This month’s SJPA End of the Month Lunch featured an excellent talk on mountain flying by Long Nguyen. Long, who has over 15,000 hours of flight time, flies search and rescue missions out of Boeing Field Seattle. His objective in talking to our group was to keep us from being one of his search and rescue customers.
The backdrop of his talk is that we are flying IN the mountains, not OVER the mountains. Long advises a “relax-and-go-slow” approach. For a small single engine aircraft that might mean flying at about seventy knots with ten degrees of flaps. Determine the airspeed you are going to fly and watch your VSI. Pay attention to the winds in order to have a sense of where the updrafts and downdrafts are.
Because you are flying slow, you can turn in a smaller radius. Slow standard rate turns are usually all you need to change direction. In tighter canyons, steep turns are necessary. Long suggests practicing steep turns so you can complete them without losing altitude. When you are flying through canyons, don’t go up the middle.

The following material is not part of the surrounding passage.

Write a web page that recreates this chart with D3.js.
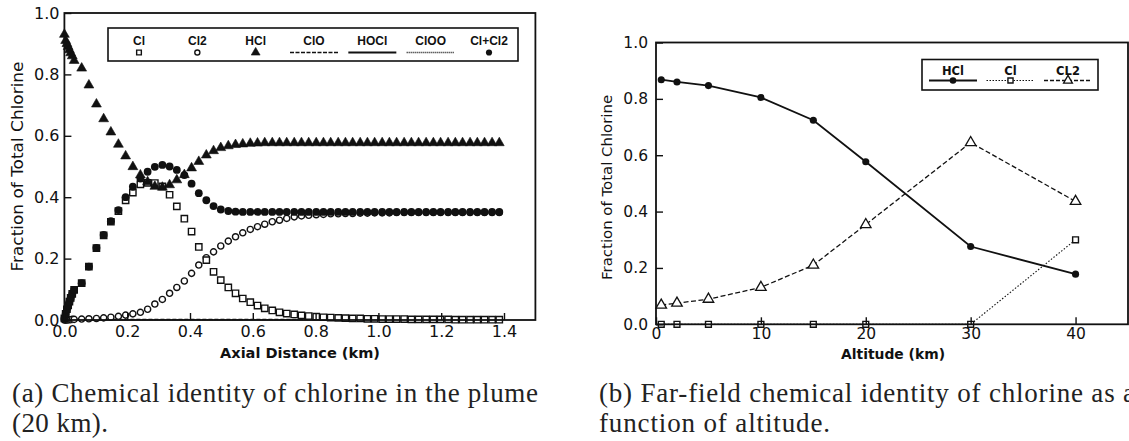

Choose one side or the other so you retain a larger turning radius. He suggested favoring the sunny side of canyons where the lift is usually better.
Long’s go-to resources for checking mountain weather are satellite, radar images, and wind bars. He pointed out these are freely available at no charge — if you don’t count your tax dollars. Look for the icon to click on the webpage that puts these in motion. Wind arrows on charts are tricky. Long said many pilots misinterpret them by 180 degrees.
In addition to our standard aeronautical charts, Long carries USGS topo maps for greater detail.
Concluding with his “relax-and-go slow” theme, Long told us an important mountain flying tool is your credit card. If you’re in Eastern Washington headed back to Friday Harbor, and conditions are unstable in the Cascades, stay in a motel or rent a car and drive home.